(Bill Yerazunis' CRM114
has the best spam filtering performance I've
heard of to date and deserves to be better known. According to this email,
which Bill has allowed me to reprint, CRM114 now achieves 99.87% accuracy.
This level of performance is more evidence that probabilistic,
content-based filters are the answer to spam.)
Date: Wed, 16 Oct 2002 10:07:10 -0400
From: Bill Yerazunis
The current statistics for CRM114's sparse binary polynomial hashes
are in. Over the last two weeks it's managed a reasonably enviable
99.87% accuracy.
Details: 2374 fresh-from-the-wild incoming messages, 1518 spam and 856
nonspam yielded only three errors. All classification was done via
the sparse binary polynomial hash classifier system, no blacklists or
whitelists used, training set approximately 250Kbytes. If I'd turned
on the whitelists and blacklists, it would have been one error instead
of three, for a 99.96% accuracy, but as we consider blacklists (even
of known spamhausen) to be "cheating", I'm running without them.

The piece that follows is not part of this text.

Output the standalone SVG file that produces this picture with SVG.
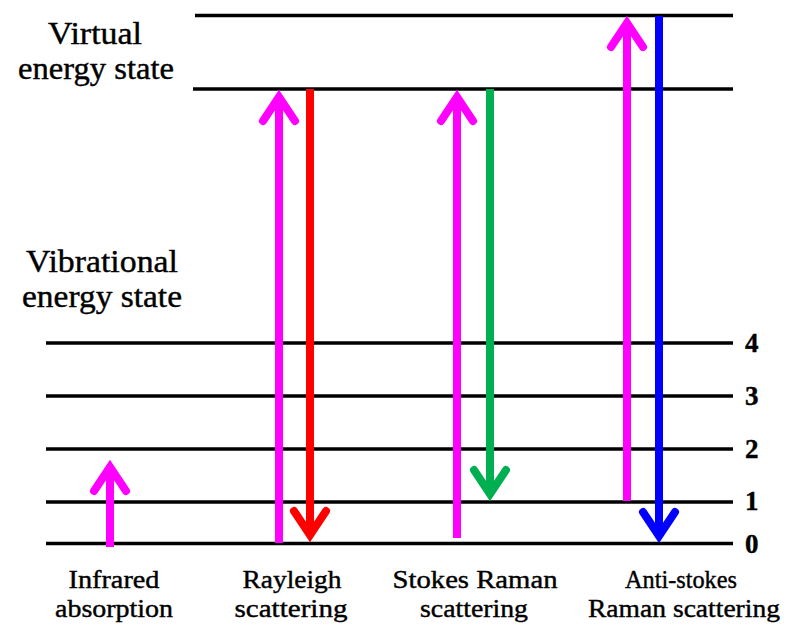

The worst-case margin of error on that result is +-0.16%, as that's the
measured error rate of _me_ distinguishing spam from nonspam. (I
manually classified the same set of 1900 messages twice, and found
three errors in my own classifications, hence I have a 99.84% success
rate.)
With an accuracy of 99.87% for CRM114 versus my own rate of 99.84%, I
conclude that CRM114 is "better than human", or at least better than
its creator when confronted with 3800 decisions to make.
Date: Wed, 16 Oct 2002 14:26:46 -0400
From: Bill Yerazunis
[The three errors were] one false reject, two false accepts, if I recall correctly.
But only one of the false accepts was from an unknown source, and the
false reject was from a known-good source, so the black/whitelist
would have caught it, and it would still be a 99.96% accurate system.